WHAT TO PRODUCE — Copy all lines that contain the word "with".

Code that draws figures

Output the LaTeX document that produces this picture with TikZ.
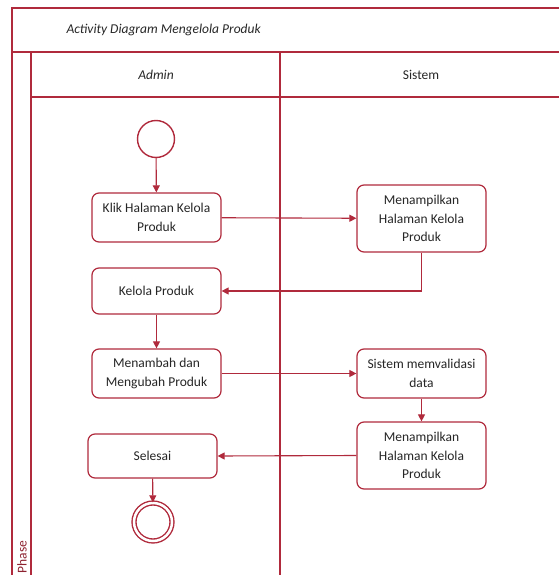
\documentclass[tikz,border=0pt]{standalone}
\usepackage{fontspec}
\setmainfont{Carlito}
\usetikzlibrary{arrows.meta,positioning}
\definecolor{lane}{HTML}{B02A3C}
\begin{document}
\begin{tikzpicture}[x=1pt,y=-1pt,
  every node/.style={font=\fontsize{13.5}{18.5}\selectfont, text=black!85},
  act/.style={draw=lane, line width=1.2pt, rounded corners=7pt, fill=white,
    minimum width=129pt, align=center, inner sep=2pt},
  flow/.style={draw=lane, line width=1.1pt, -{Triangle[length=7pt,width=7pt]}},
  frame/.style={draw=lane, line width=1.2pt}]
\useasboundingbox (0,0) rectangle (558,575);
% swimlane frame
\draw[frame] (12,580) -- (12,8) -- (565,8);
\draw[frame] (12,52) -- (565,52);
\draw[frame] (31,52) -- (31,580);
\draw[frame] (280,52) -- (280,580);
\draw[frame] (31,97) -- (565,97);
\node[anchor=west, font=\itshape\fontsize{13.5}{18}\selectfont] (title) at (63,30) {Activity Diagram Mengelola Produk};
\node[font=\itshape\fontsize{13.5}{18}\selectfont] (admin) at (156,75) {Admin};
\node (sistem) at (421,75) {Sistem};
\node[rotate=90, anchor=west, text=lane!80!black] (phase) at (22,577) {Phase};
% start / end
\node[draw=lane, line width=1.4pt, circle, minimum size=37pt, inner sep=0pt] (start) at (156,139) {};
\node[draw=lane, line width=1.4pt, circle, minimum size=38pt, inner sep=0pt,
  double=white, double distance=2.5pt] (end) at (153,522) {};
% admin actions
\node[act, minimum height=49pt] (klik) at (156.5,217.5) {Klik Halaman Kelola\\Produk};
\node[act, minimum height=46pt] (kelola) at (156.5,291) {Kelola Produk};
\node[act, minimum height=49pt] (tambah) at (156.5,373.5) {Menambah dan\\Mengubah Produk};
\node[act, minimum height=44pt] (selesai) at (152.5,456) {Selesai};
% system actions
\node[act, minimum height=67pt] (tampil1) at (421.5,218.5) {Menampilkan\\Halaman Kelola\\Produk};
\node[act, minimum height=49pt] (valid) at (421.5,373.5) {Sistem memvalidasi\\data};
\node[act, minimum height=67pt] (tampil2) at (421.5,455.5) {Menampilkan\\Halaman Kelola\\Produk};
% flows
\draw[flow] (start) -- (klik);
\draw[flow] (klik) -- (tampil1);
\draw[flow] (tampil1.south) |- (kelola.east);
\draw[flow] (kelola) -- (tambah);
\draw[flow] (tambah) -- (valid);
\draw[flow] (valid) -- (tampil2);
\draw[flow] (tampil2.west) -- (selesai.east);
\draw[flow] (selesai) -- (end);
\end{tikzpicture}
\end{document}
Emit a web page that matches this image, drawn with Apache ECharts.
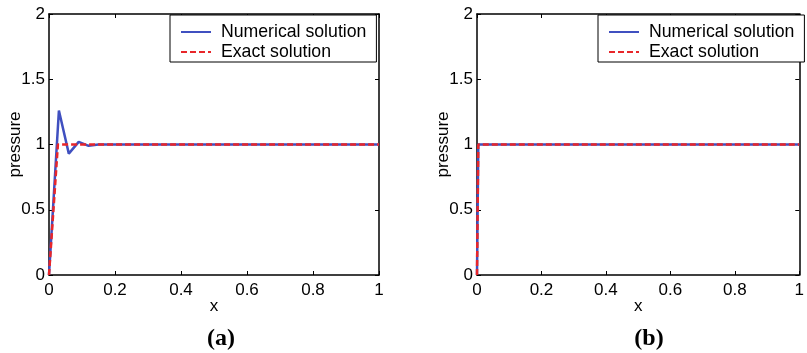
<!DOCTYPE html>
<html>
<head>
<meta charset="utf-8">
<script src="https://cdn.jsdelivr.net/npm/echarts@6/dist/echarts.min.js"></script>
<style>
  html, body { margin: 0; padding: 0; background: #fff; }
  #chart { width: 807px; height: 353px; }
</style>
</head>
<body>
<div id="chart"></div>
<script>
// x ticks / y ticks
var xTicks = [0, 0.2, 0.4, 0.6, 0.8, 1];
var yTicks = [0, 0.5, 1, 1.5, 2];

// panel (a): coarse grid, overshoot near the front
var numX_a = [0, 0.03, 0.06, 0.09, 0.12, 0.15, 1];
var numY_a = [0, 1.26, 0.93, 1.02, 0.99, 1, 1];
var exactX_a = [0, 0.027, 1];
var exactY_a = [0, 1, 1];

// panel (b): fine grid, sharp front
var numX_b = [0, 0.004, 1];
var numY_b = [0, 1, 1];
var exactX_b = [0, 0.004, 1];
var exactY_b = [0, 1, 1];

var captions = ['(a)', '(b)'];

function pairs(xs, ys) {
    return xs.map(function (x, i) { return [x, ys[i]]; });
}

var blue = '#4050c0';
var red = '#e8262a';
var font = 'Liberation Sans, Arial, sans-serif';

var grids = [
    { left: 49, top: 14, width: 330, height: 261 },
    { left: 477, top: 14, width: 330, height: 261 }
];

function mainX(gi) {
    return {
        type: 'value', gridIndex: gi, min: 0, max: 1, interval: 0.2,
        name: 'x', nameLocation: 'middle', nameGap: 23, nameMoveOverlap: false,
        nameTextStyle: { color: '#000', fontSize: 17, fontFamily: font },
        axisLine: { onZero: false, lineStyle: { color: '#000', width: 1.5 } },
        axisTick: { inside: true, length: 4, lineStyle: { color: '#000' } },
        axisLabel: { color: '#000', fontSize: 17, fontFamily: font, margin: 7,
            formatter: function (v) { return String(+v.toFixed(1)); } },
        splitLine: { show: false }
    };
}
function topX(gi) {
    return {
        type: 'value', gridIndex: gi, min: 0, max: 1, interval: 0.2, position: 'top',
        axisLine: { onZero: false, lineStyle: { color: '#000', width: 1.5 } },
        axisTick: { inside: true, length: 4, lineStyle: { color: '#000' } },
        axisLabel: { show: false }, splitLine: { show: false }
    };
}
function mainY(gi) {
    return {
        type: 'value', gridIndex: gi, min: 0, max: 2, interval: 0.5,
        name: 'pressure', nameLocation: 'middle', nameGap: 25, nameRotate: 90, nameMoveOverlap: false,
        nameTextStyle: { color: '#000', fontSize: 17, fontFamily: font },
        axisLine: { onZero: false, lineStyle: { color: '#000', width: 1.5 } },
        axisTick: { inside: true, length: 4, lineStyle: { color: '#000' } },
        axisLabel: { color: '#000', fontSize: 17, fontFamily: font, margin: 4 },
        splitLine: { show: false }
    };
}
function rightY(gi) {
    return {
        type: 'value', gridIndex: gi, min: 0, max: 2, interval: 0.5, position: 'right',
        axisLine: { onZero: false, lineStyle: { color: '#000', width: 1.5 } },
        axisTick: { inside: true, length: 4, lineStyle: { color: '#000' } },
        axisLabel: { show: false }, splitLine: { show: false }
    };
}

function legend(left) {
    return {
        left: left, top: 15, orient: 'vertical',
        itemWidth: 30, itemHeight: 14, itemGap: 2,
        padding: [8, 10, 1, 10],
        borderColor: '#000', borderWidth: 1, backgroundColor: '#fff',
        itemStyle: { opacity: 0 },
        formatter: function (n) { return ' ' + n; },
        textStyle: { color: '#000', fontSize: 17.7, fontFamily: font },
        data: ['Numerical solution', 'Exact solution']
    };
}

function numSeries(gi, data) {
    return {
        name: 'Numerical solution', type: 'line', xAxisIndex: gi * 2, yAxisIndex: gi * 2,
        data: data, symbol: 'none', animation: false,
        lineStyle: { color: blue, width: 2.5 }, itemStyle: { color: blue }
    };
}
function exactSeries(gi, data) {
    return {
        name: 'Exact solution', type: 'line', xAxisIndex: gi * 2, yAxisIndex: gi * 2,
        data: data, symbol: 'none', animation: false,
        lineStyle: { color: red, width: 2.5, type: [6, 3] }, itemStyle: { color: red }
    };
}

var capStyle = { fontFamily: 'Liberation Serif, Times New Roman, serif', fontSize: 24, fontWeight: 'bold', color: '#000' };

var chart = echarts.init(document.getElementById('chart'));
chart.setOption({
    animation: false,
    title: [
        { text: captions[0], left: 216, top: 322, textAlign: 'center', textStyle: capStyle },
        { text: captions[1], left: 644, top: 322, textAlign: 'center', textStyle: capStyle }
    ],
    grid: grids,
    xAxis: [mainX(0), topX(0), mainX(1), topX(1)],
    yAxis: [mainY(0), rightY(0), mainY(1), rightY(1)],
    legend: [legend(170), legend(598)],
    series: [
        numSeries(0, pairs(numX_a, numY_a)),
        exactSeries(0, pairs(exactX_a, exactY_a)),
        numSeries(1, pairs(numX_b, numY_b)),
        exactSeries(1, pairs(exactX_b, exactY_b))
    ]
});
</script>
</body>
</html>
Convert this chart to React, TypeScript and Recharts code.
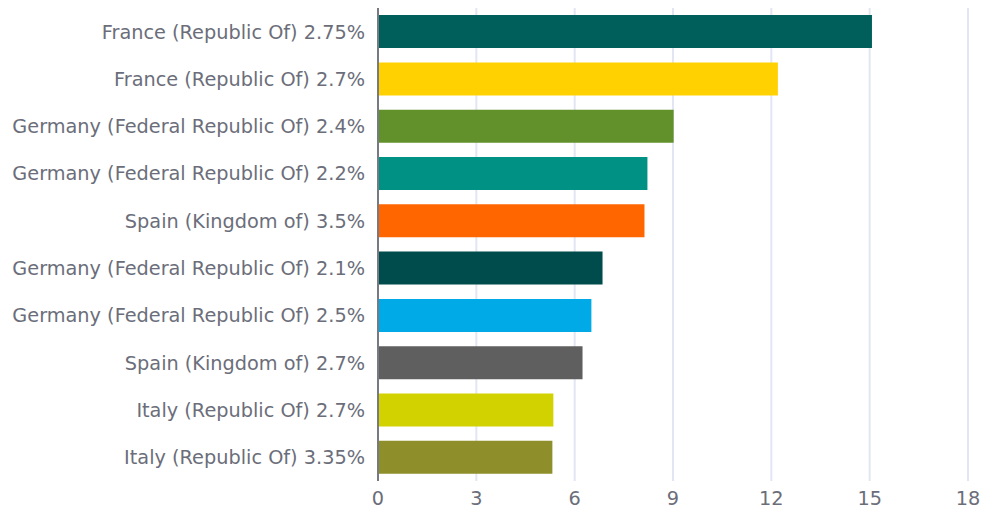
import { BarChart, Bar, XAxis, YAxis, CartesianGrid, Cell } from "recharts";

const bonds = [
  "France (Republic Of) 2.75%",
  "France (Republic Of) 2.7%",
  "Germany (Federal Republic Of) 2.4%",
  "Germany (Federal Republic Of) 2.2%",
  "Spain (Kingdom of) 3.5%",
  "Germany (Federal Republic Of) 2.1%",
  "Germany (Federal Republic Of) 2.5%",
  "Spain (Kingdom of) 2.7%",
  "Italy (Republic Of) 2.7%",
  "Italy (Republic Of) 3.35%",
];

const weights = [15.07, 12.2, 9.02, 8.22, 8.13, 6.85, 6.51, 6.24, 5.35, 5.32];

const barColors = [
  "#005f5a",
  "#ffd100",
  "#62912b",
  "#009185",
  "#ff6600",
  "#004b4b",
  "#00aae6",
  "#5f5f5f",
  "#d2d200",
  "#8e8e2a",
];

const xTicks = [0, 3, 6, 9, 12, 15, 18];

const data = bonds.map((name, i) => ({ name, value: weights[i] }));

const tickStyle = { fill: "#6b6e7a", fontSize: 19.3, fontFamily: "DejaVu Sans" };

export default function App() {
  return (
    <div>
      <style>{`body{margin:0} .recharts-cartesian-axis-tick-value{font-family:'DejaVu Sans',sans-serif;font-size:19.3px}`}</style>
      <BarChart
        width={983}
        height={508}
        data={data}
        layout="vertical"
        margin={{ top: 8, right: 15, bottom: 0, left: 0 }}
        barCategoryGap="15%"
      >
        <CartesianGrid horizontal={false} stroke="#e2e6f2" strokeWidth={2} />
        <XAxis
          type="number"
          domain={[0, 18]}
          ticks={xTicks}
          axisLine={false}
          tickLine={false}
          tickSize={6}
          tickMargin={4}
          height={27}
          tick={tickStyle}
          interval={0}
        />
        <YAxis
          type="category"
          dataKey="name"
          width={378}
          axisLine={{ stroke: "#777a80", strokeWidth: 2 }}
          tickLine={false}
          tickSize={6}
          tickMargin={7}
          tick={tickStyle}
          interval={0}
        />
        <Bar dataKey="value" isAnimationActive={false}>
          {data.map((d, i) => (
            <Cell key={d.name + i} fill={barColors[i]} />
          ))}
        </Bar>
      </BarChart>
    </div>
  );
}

RESULT OF THE TASK —
Output the LaTeX document that produces this picture with TikZ.
Emit a web page that matches this image, drawn with Apache ECharts.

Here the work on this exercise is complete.